O Estado de S. Paulo
'Estranha decisão no caso da boate Kiss'
Além de atropelar a competência do STJ, a decisão do presidente do Supremo é um convite nada sutil para reabrir a discussão sobre o início do cumprimento da pena
Suspendendo a liminar concedida em sede de habeas corpus pelo Tribunal de Justiça do Estado do Rio Grande do Sul (TJRS), o presidente do Supremo Tribunal Federal (STF), ministro Luiz Fux, determinou o imediato cumprimento das penas aplicadas aos quatro condenados no caso do incêndio na boate Kiss. Além de atropelar a competência do Superior Tribunal de Justiça (STJ), a decisão de Luiz Fux representa uma tentativa de reabrir, por vias tortas, a discussão sobre o início da execução da pena, discussão essa na qual o presidente do Supremo foi voto vencido. Sempre, mas especialmente em questões penais, o Poder Judiciário não pode estar refém das idiossincrasias de um magistrado. [dois comentários sem nenhuma pretensão de cometer ato antidemocrático, contra a Constituição Federal e contra as supremas instituições da República:
a - com grande frequência o STF, quase sempre em decisões monocráticas, tenta impor - na maior parte as tentativas são exitosas - medidas que invadem a competência de outros poderes da República, atropelam tribunais superiores e deixam a impressão do interesse do autor de mostrar que um supremo ministro manda, que ele pode fazer o que entender conveniente, que ele pode tudo. Quase sempre fica demonstrado o desinteresse em não constranger o alvo da sua medida, seja um outro poder ou uma instância inferior do Poder Judiciário;
b - em que pese a forma até afrontosa da decisão do ministro Fux, pelo menos demonstra que o ministro é favorável ao sadio entendimento de que lugar de criminoso condenado é na cadeia - regra que não tem tido o apoio da maioria de seus pares. Em português claro, lugar de bandido condenado - incluindo, prioritariamente, autores de crimes hediondos e os que assaltam cofres públicos é na cadeia = aguardando preso o resultado de eventuais recursos aos tribunais superiores. Prisão cujo regime deverá ser estabelecido nos exatos termos do art.33 do Código Penal, especialmente parágrafo 2º, alíneas a, b e c.]

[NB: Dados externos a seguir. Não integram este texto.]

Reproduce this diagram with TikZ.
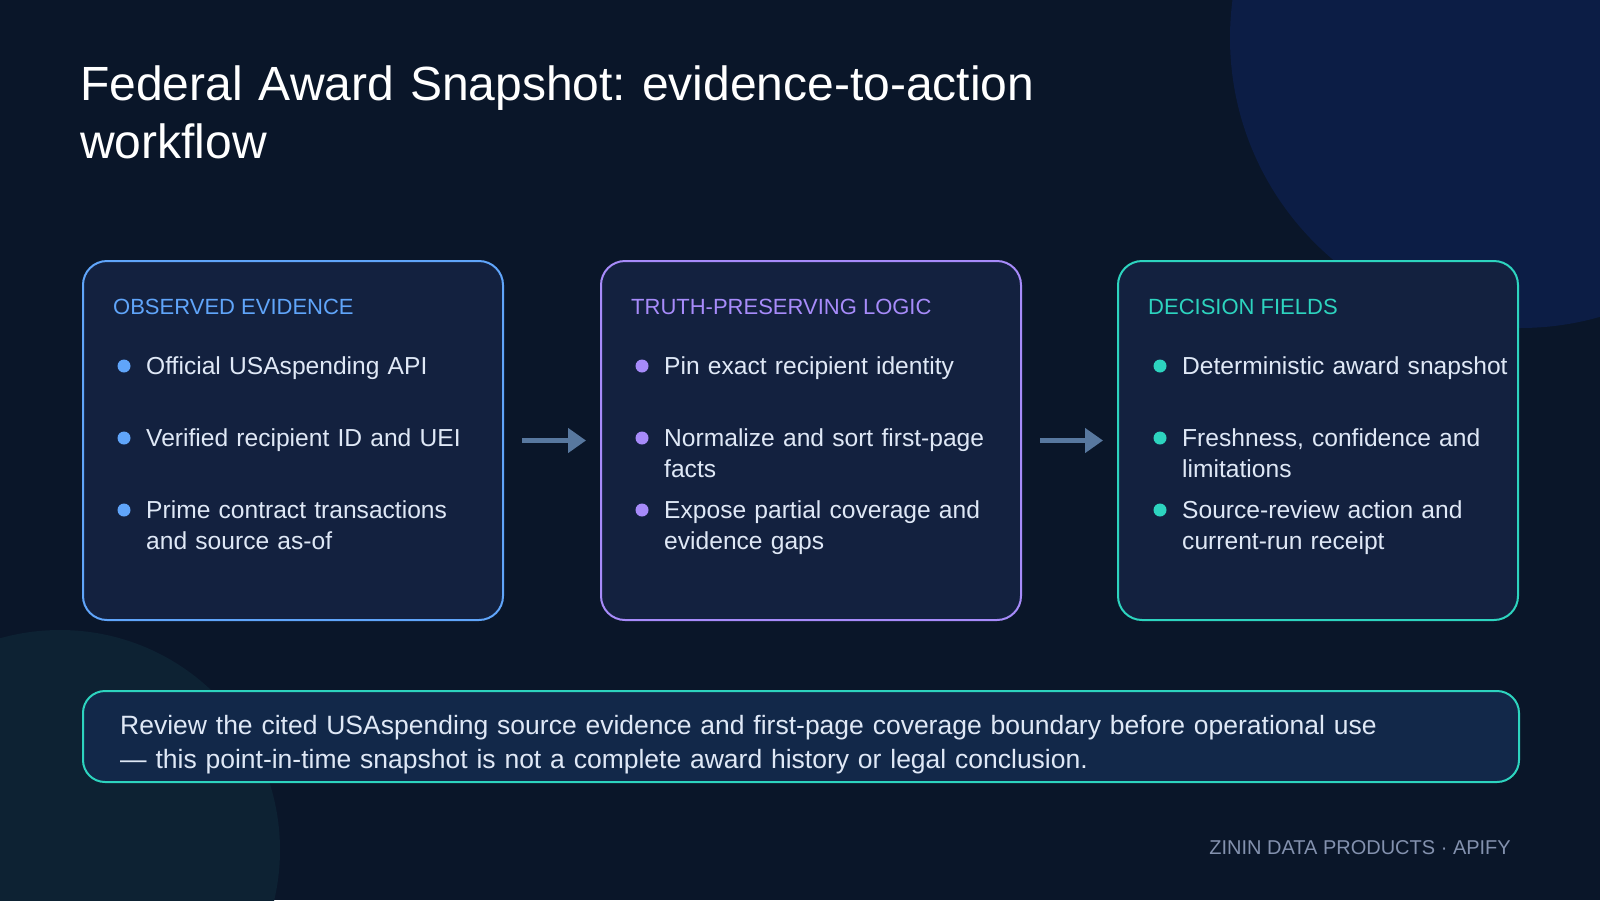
\documentclass[tikz,border=0pt]{standalone}
\usepackage{fontspec}
\setmainfont{Liberation Sans}
\frenchspacing
\usetikzlibrary{arrows.meta,positioning}
\definecolor{bgdark}{HTML}{0A1629}
\definecolor{cardfill}{HTML}{13213F}
\definecolor{obsblue}{HTML}{60A5FA}
\definecolor{logicpurple}{HTML}{A78BFA}
\definecolor{fieldteal}{HTML}{2DD4BF}
\definecolor{itemtext}{HTML}{DFE8F6}
\definecolor{arrowgrey}{HTML}{58789F}
\definecolor{footgrey}{HTML}{8391AE}
\definecolor{glowblue}{HTML}{0C1D45}
\definecolor{glowteal}{HTML}{0D2233}
\definecolor{notefill}{HTML}{122849}

\begin{document}
\begin{tikzpicture}[x=1pt,y=-1pt,
  card/.style={draw=#1,line width=2pt,fill=cardfill,rounded corners=24pt,anchor=north west,minimum height=359pt,inner sep=0pt},
  head/.style={anchor=base west,inner sep=0pt,text=#1,font=\fontsize{22}{26}\selectfont},
  item/.style={anchor=base west,inner sep=0pt,text=itemtext,text width=360pt,align=left,font=\fontsize{24.6}{31.5}\selectfont},
  flow/.style={draw=arrowgrey,line width=5pt,-{Triangle[length=18pt,width=24pt]},shorten <=18pt,shorten >=14pt}]
\useasboundingbox (0,0) rectangle (1600,900);
\fill[bgdark] (0,0) rectangle (1600,900);
% background glows
\begin{scope}
\clip (0,0) rectangle (1600,900);
\fill[glowblue] (1520,38) circle (290);
\fill[glowteal] (60,850) circle (220);
\end{scope}

\node[anchor=base west,inner sep=0pt,text=white,text width=1100pt,align=left,font=\fontsize{48}{58}\selectfont] (title) at (80,100) {Federal Award Snapshot: evidence-to-action\\workflow};

% observed evidence
\node[card=obsblue,minimum width=420pt] (obs) at (82,260) {};
\node[head=obsblue] (obsh) at (113,314) {OBSERVED EVIDENCE};
\foreach \i/\t in {0/{Official USAspending API},1/{Verified recipient ID and UEI},2/{Prime contract transactions\\and source as-of}}{
  \fill[obsblue] (124,366+72*\i) circle (6.5);
  \node[item] (obs\i) at (146,374+72*\i) {\t};
}

% truth-preserving logic
\node[card=logicpurple,minimum width=420pt] (logic) at (600,260) {};
\node[head=logicpurple] (logich) at (631,314) {TRUTH-PRESERVING LOGIC};
\foreach \i/\t in {0/{Pin exact recipient identity},1/{Normalize and sort first-page\\facts},2/{Expose partial coverage and\\evidence gaps}}{
  \fill[logicpurple] (642,366+72*\i) circle (6.5);
  \node[item] (logic\i) at (664,374+72*\i) {\t};
}

% decision fields
\node[card=fieldteal,minimum width=400pt] (fields) at (1117,260) {};
\node[head=fieldteal] (fieldsh) at (1148,314) {DECISION FIELDS};
\foreach \i/\t in {0/{Deterministic award snapshot},1/{Freshness, confidence and\\limitations},2/{Source-review action and\\current-run receipt}}{
  \fill[fieldteal] (1160,366+72*\i) circle (6.5);
  \node[item] (fields\i) at (1182,374+72*\i) {\t};
}

\draw[flow] (obs) -- (logic);
\draw[flow] (logic) -- (fields);

% caveat
\node[anchor=north west,draw=fieldteal,line width=2pt,fill=notefill,rounded corners=22pt,minimum width=1436pt,minimum height=91pt,inner sep=0pt] (note) at (82,690) {};
\node[anchor=base west,inner sep=0pt,text=itemtext,text width=1400pt,align=left,font=\fontsize{26.5}{34}\selectfont] (notetxt) at (120,734) {Review the cited USAspending source evidence and first-page coverage boundary before operational use\\— this point-in-time snapshot is not a complete award history or legal conclusion.};

\node[anchor=base east,inner sep=0pt,text=footgrey,font=\fontsize{20}{24}\selectfont] (foot) at (1511,854) {ZININ DATA PRODUCTS · APIFY};
\end{tikzpicture}
\end{document}
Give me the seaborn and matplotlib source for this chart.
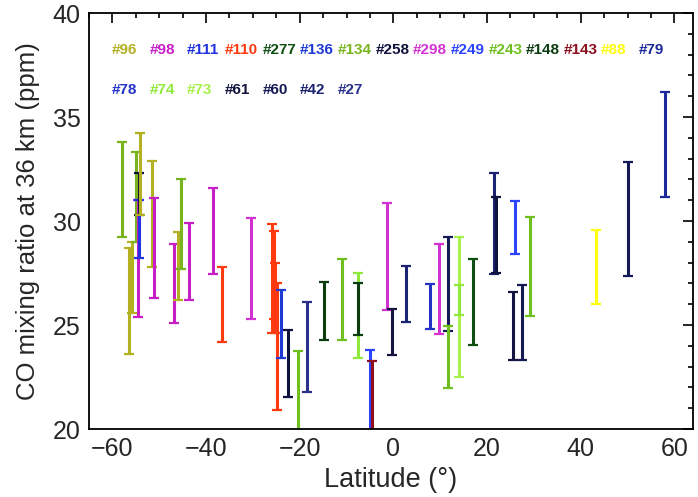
import matplotlib
matplotlib.use("Agg")
import matplotlib.pyplot as plt
from matplotlib.ticker import MultipleLocator
import pandas as pd
import seaborn as sns

# Orbit numbers and the colour used for each
orbits = ["96", "98", "111", "110", "277", "136", "134", "258", "298", "249",
          "243", "148", "143", "88", "79", "78", "74", "73", "61", "60", "42", "27"]
orbit_colors = ["#b3b022", "#c81ec8", "#2233e0", "#ff3a10", "#0f4f14", "#1f3ad4",
                "#78b41e", "#10123e", "#d232d2", "#2a44ff", "#6fbf1f", "#0c3d10",
                "#8e1020", "#ffff10", "#1c2a9c", "#2233c8", "#8fea3c", "#a8f04a",
                "#13143f", "#141a55", "#1c2370", "#2a318a"]

# CO ranges at 36 km: latitude, lower and upper limit, orbit
lat = [-57.9, -56.5, -55.8, -55.0, -54.6, -54.4, -54.4, -54.2, -51.6, -51.2,
       -46.8, -46.1, -45.3, -43.7, -38.6, -36.6, -30.4, -26.0, -25.6, -25.2,
       -24.8, -24.0, -22.5, -20.4, -18.4, -14.9, -11.0, -7.6, -7.6, -5.0,
       -4.5, -1.4, -0.4, 2.7, 7.8, 9.7, 11.6, 11.7, 14.1, 14.1,
       17.1, 21.4, 21.9, 25.6, 26.0, 27.5, 29.2, 43.3, 50.2, 57.9]
co_low = [29.25, 23.6, 25.6, 29.0, 25.4, 28.2, 30.3, 30.3, 27.8, 26.3,
          25.1, 26.2, 27.7, 26.2, 27.45, 24.2, 25.3, 24.6, 25.3, 24.6,
          20.9, 23.4, 21.55, 19.9, 21.8, 24.3, 24.3, 23.4, 24.5, 19.9,
          19.9, 25.7, 23.55, 25.15, 24.8, 24.55, 24.7, 21.95, 22.5, 25.5,
          24.05, 27.45, 27.5, 23.3, 28.4, 23.3, 25.45, 26.0, 27.35, 31.15]
co_high = [33.8, 28.7, 29.0, 33.3, 31.0, 31.0, 32.3, 34.25, 32.9, 31.1,
           28.9, 29.45, 32.0, 29.9, 31.6, 27.8, 30.15, 29.85, 29.5, 28.0,
           27.0, 26.7, 24.75, 23.75, 26.1, 27.05, 28.15, 27.5, 27.0, 23.8,
           23.25, 30.85, 25.75, 27.85, 26.95, 28.9, 29.25, 24.95, 29.25, 26.9,
           28.15, 32.3, 31.15, 26.6, 30.95, 26.9, 30.2, 29.55, 32.85, 36.2]
orbit = ["134", "96", "96", "134", "98", "111", "258", "96", "96", "98",
         "98", "96", "134", "98", "98", "110", "298", "110", "110", "110",
         "110", "136", "258", "243", "27", "148", "243", "74", "148", "249",
         "143", "298", "61", "42", "78", "298", "60", "243", "73", "74",
         "277", "42", "258", "61", "249", "60", "243", "88", "60", "79"]

df = pd.DataFrame({"lat": lat, "low": co_low, "high": co_high, "orbit": orbit})
palette = dict(zip(orbits, orbit_colors))

sns.set_style("white")
plt.rcParams["font.family"] = ["Liberation Sans", "DejaVu Sans"]

fig = plt.figure(figsize=(6.98, 4.97), dpi=100)
ax = fig.add_axes([0.1275, 0.1368, 0.8655, 0.837])

for _, row in df.iterrows():
    ax.errorbar([row["lat"]], [row["low"]], yerr=[[0], [row["high"] - row["low"]]],
                fmt="none", ecolor=palette[row["orbit"]], elinewidth=2.2,
                capsize=3.5, capthick=1.6)

# Orbit key in two rows across the top of the panel
per_row = 15
for i, (name, col) in enumerate(zip(orbits, orbit_colors)):
    r, c = divmod(i, per_row)
    ax.text(0.038 + c * 0.0623, 0.911 - r * 0.096, "#" + name, color=col,
            transform=ax.transAxes, fontsize=11, fontweight="bold",
            ha="left", va="center")

ax.set_xlim(-65, 64)
ax.set_ylim(20, 40)
ax.xaxis.set_major_locator(MultipleLocator(20))
ax.xaxis.set_minor_locator(MultipleLocator(5))
ax.yaxis.set_major_locator(MultipleLocator(5))
ax.yaxis.set_minor_locator(MultipleLocator(1))
ax.tick_params(which="both", direction="in", top=True, right=True,
               color="black", width=1.2)
ax.tick_params(which="major", length=7, labelsize=18, pad=6)
ax.tick_params(which="minor", length=3.5)
for s in ax.spines.values():
    s.set_color("black")
    s.set_linewidth(1.3)

ax.set_xlabel("Latitude (°)", fontsize=19.5, labelpad=4)
ax.set_ylabel("CO mixing ratio at 36 km (ppm)", fontsize=18.5, labelpad=9)

fig.savefig("out.png", dpi=100)
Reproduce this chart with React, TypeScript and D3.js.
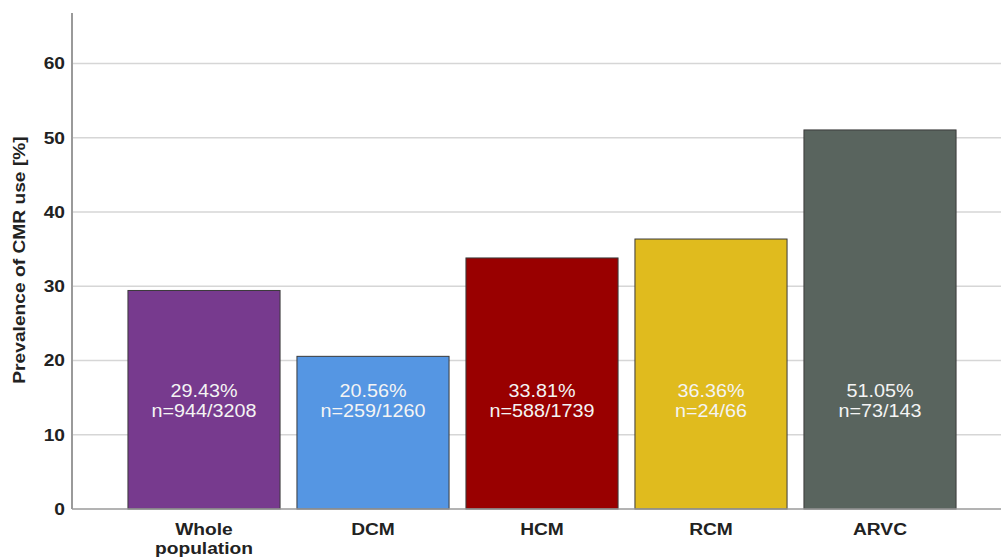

Deve-se, em primeiro lugar, reconhecer que a decisão do TJRS não era isenta de controvérsia. Com as modificações trazidas pelo Pacote Anticrime (Lei 13.964/19), existe base legal para o início imediato da execução de penas iguais ou superiores a 15 anos aplicadas pelo Tribunal do Júri. No entanto, isso não significa por si só que a decisão do tribunal gaúcho esteja equivocada. Pode haver elementos no caso concreto que aconselham a espera do julgamento da apelação. Além disso, mesmo que eventualmente não represente a melhor aplicação da lei, decisão judicial não pode ser revogada por magistrado sem competência para atuar no processo.
Na decisão de Luiz Fux, há duas circunstâncias agravantes. Para suspender a decisão do TJRS, o presidente do Supremo valeu-se de uma interpretação que, em alguma medida, restringe o alcance protetivo do habeas corpus. Ou seja, para dar ao caso o encaminhamento de acordo com suas convicções pessoais (a prisão imediata dos réus), Luiz Fux precisou fragilizar esse importante instrumento de respeito às garantias fundamentais, previsto expressamente no art. 5.º, LXVIII da Constituição de 1988. A história nacional tem abundantes exemplos dos efeitos perniciosos desse tipo de limitação sobre as liberdades individuais.
Além disso, a decisão do presidente do Supremo tem um alcance que vai além do caso da boate Kiss. Toda a argumentação de Luiz Fux é um convite nada sutil para reabrir a discussão sobre o início do cumprimento da pena. A decisão tem, assim, um caráter de afronta não apenas à recentíssima jurisprudência do STF sobre os efeitos práticos da presunção de inocência, mas ao próprio caráter colegiado do Supremo.
Não há justiça possível sem um mínimo de estabilidade na jurisprudência das Cortes superiores, cujo papel é precisamente consolidar orientações, proporcionando segurança jurídica. Transformar cada novo caso em oportunidade para reintroduzir discussões há pouco superadas é uma atitude que não apenas deslegitima o Judiciário aos olhos da população, como contraria a própria razão de ser dos tribunais superiores.
Atropelos judiciais são especialmente graves em questões penais, sobretudo em processos de grande comoção popular, como é o caso do incêndio na boate Kiss. O respeito às regras de competência e o zelo com a jurisprudência são condições necessárias para que a justiça não se transforme em justiçamento. A prestação jurisdicional não é exercício de popularidade, tampouco teste da sagacidade do juiz, para avaliar se é capaz de fazer prevalecer sua opinião pessoal.